Sunday 20 October 2013

Sex and Violence (2009)

Director: Charles Peterson
Stars: Patrick Adam, Carrie Rapp and Elias Castillo
This film was an official selection at the Jerome Indie Music & Film Festival in Jerome, AZ in 2013. Here's an index to my reviews of 2013 films.
Examiner film critic Bill Pierce had good reasons for including each of the short films he programmed for the AZ Forbidden Films selection at the Jerome Indie Film and Music Festival, but this was always the gimme. Not only has it caught flak for its content, it actually found itself banned from a local film festival, under suspicious circumstances no less. After it successfully screened as part of the Deadly Event in 2009 and at the Phoenix Film Festival a year later, it was selected as one of a dozen films to be shown at the Cave Creek Film and Arts Festival in 2010. The venue was the Cactus Shadows Fine Arts Center, which sits inside the grounds of the Cave Creek public school, and it was 'school policy' that saw it yanked from the festival line up after an anonymous caller complained about its inclusion. Ironically, it wasn't pulled for either sex or violence, but for 'speech or language that is offensive or inappropriate to the limited forum of the public school educational environment.'

This decision proved controversial indeed. Festival director Suzanne Johnson resigned from the board of directors over it, though she still hosted the event, using the opportunity to deliver a speech about the dangers of censorship and the inappropriateness of a public school as the venue for a 'legitimate film festival.' Her loss, along with another unrelated resignation from the board, was enough for the festival to fall apart. While some of its categories have spun off into their own events, the full festival hasn't been held since. Pierce was also incensed at the decision, making sure to track down a copy of the film before he covered the event so that he could review it anyway, even though it didn't screen. The saddest thing is that, unlike, say, Slaughtered Vomit Dolls, whose numerous festival submissions deliberately aimed at rejection slips for publicity, Sex and Violence is a worthy, albeit controversial, film. While it's no rip-off, the comparison that can't be ignored is to David Cronenberg's Crash.
It starts superbly, as TV news reporter Paul Allen covers a murder/suicide at 40th St and Southern. As Allen, Elias Castillo nails the tone, carefully downplaying horror with clear concern and shock-induced stutter, all while leading us into gruesome footage. It's a routine scene, merely handled superbly; it's the next one where director Charles Peterson, who also co-wrote the story with Jose Rosete, starts us in a far less common direction. At the crime scene, fresh enough to still have a forensic team working around bloody, uncovered bodies, we pan across the crowd to meet the lead characters who couldn't stand out any more overtly if they tried. Amongst the shocked but absorbed looks of rubberneckers, Donald and Cassandra get hot and heavy with each other, their roaming hands only pausing to snap photos of the corpses. As we cut back to bedroom sex scenes with crime scene photos on the wall, Cassandra imagines herself on the ground with the bodies, touching them as she's being touched.

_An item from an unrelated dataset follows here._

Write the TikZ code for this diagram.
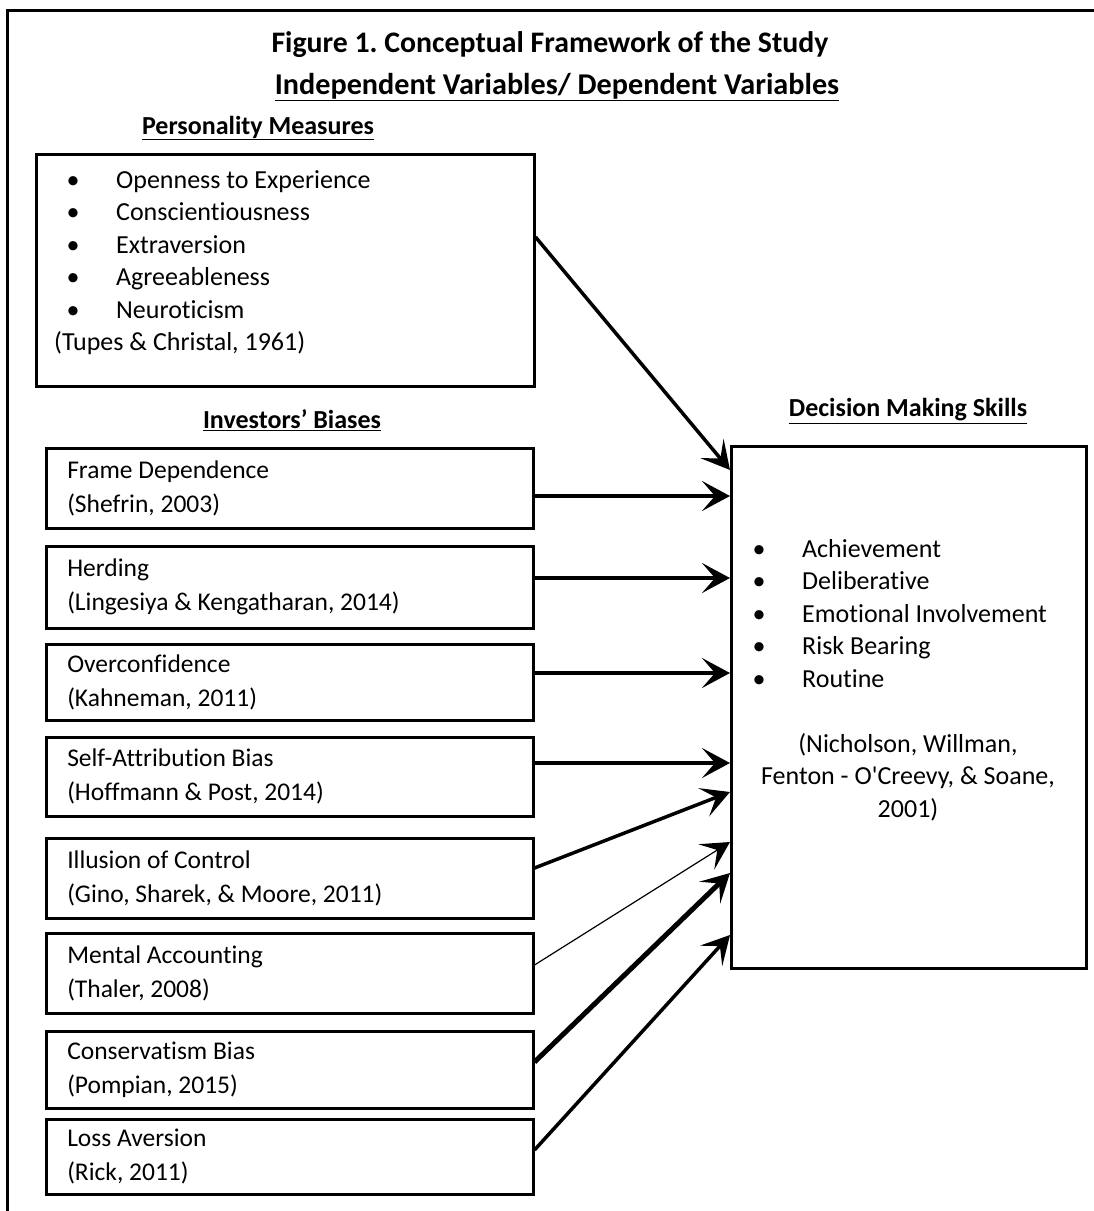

This is a great beginning and there's a great ending to come too, which I'm not going to spoil, but the scenes in between don't play quite as well, as Rosete and Peterson attempt to set up a deep conflict between Donald and Cassandra, only to find that it was never going to happen believably within only thirteen minutes of running time. Were this to be expanded to feature length, a disconnect like this could easily be gradated over a much longer period and play much better, but the short length only allows for a quick bounce between extremes, which is far less believable. Similarly, the embarrassing sex scene midway is supposed to be embarrassing, but it contrasts too overtly with those on either side because of how wildly different it is. A story that should inherently flow through shades of grey doesn't work as well when it only has time to show us the black and white at each end. Of course, given the controversy he stirred up with a short film, I hardly expect Peterson to attempt to expand it.

The acting is decent but flawed. Patrick Adam has more to do than Carrie Fee, but he's less successful. Fee, who was still Carrie Rapp at this point in her career, is clearly dominant as Cassandra. Thankfully, as she demonstrates how freaky her fetish is, she never overplays it to become a freak to goggle at. She appears outwardly normal throughout, even as she emphasises how far away from normal she is inside. It's notable that Fee's brief role in Dust Jacket, also shown at Jerome, could be seen as a wish fulfilment part for Cassandra. This examination of normality is the theme of the film, as Rosete and Peterson ask us, through Donald, to question what 'normal' really means. There's sex and violence here, the film's title being as honest as it is misleading, as this is far from exploitation, but the real controversy isn't about how often the leads are naked but in how Donald answers that question. I'd venture that anyone complaining about the film might wonder if they came up with the same answer.